The Fourth Circuit opinion, United States v. Walton: http://law.justia.com/cases/federal/appellate-courts/F3/207/694/545134/

Posted by: Milbarge | Feb 15, 2016 4:34:42 PM

It happened with Abe Fortas' sudden mid-term resignation in May 1969. One of the important cases this affected was Brandenburg v. Ohio. Originally assigned to Fortas, it was reassigned to William Brennan (although published as per curiam), who tweaked Fortas' language to require that speech be likely to incite imminent lawless action.

Posted by: Howard Wasserman | Feb 15, 2016 4:27:36 PM

My guess would be that the opinion would be issued per curium, but I'm not aware of any time it happened.

Posted by: Brad | Feb 15, 2016 3:57:07 PM

There's another, related question that I have in my mind: Can dead justices author opinions? It seems plausible that there are cases ready to be announced when the court returns next week—all the writing is complete, they're ready to go to the printers—in which either Justice Scalia wrote for a 6-3 majority or better, or in which he wrote a dissent. In those cases, his death doesn't change the result, and there's ample precedent for the Chief Justice announcing the opinion of an absent colleague. Might Justice Scalia make a posthumous appearance in the reports?

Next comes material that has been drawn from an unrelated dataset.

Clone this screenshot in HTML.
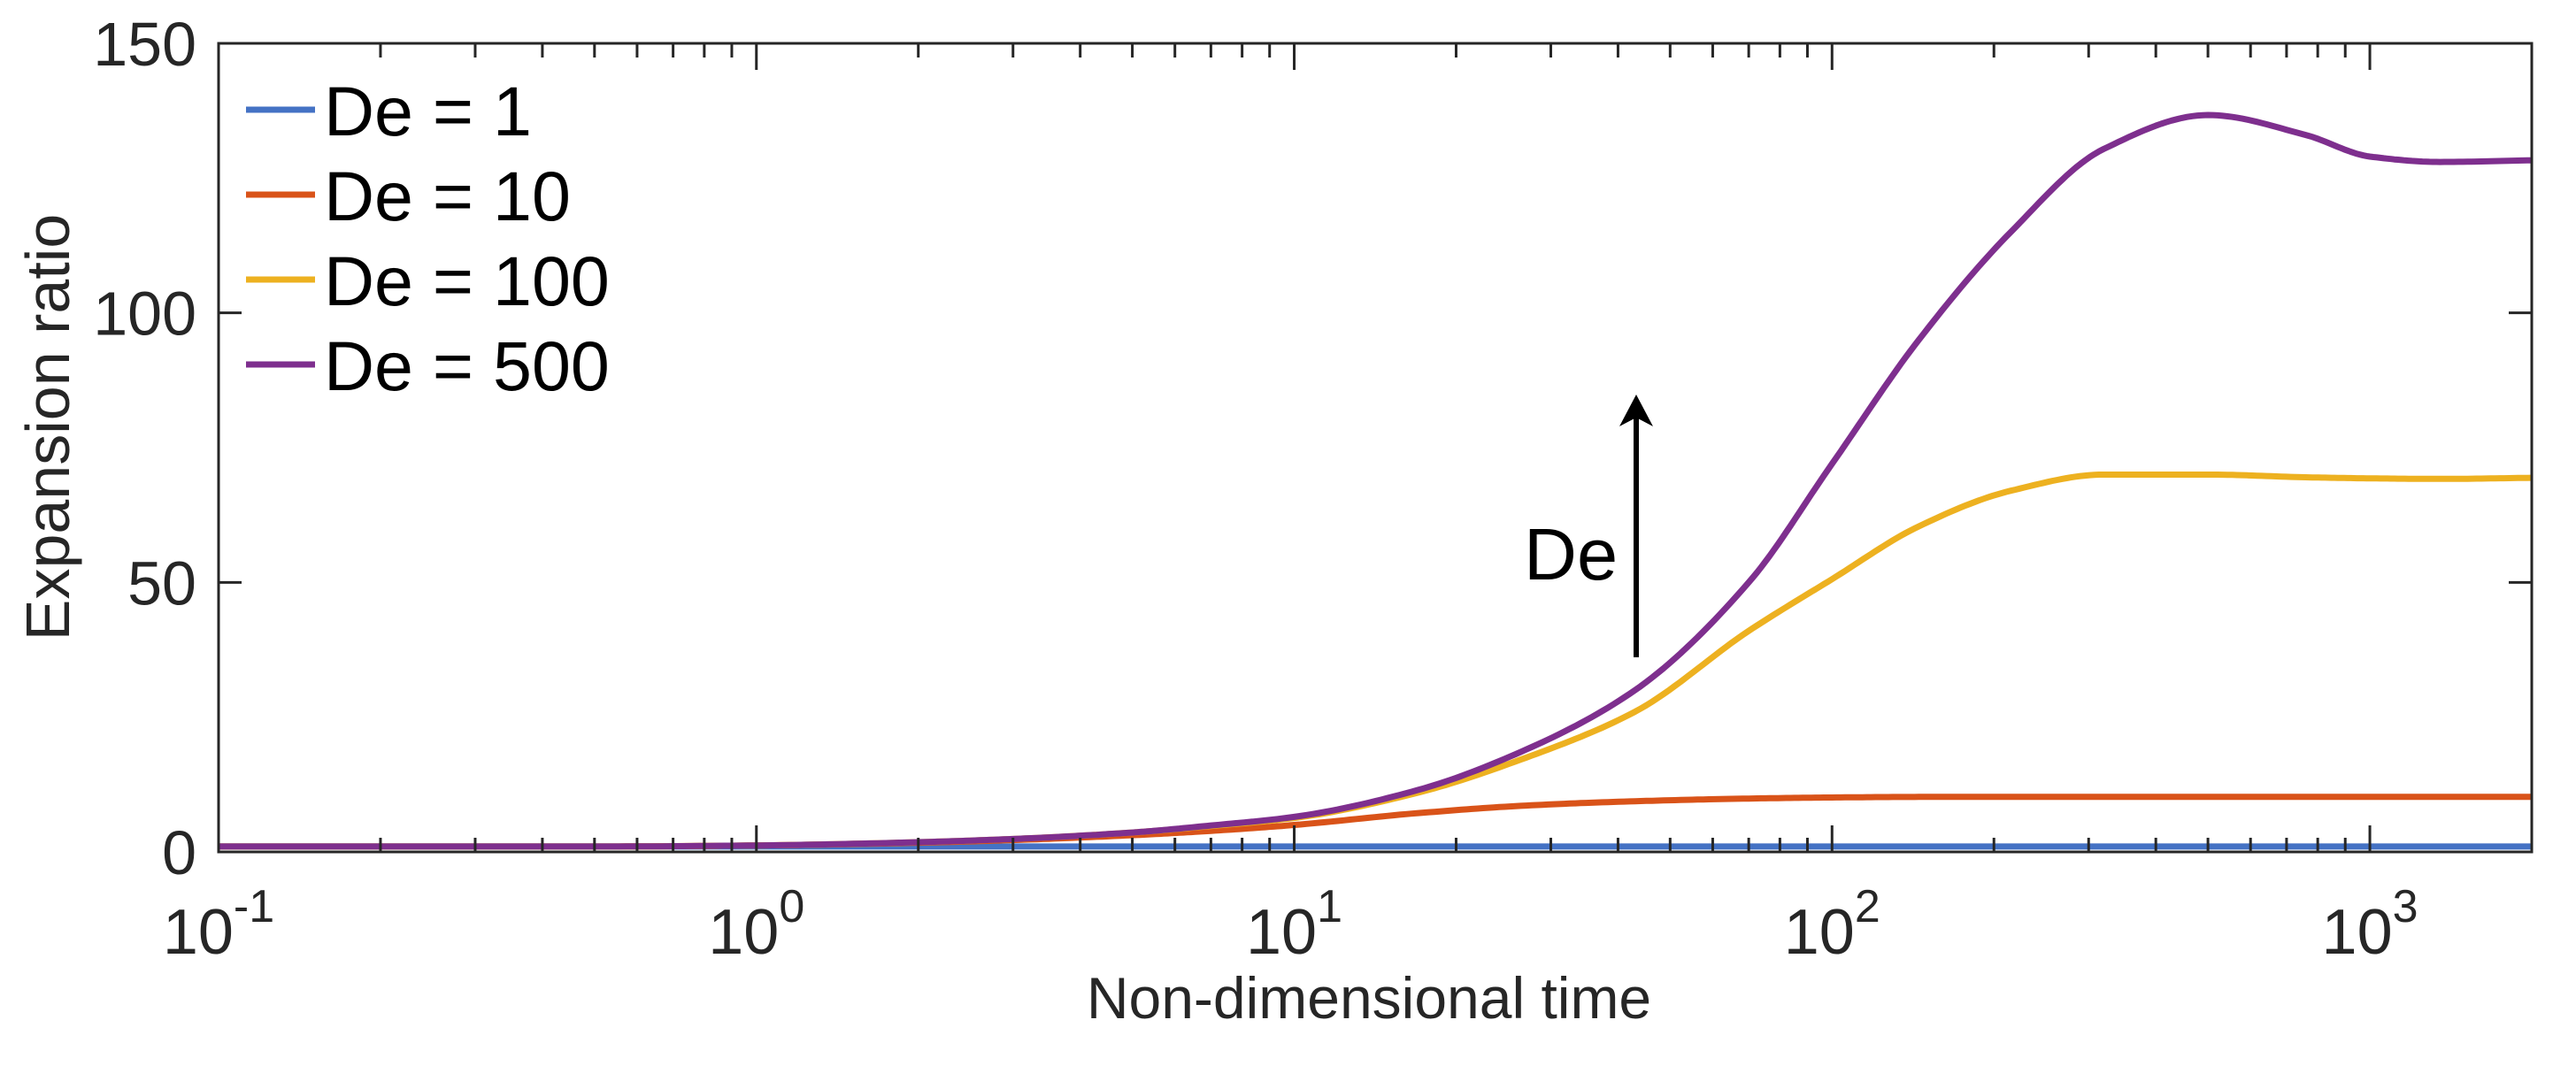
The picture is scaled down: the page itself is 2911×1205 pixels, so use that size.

Posted by: Simon | Feb 15, 2016 11:50:36 AM

Justice Story did something similar: "In this opinion I have the consolation to know that I had the entire concurrence, upon the same grounds, of that great constitutional jurist, the late Mr. Chief Justice Marshall. Having heard the former arguments, his deliberate opinion was, that the act of New York was unconstitutional . . . ." New York v. Miln, 36 U.S. 102, 161 (1837) (Story, J., dissenting).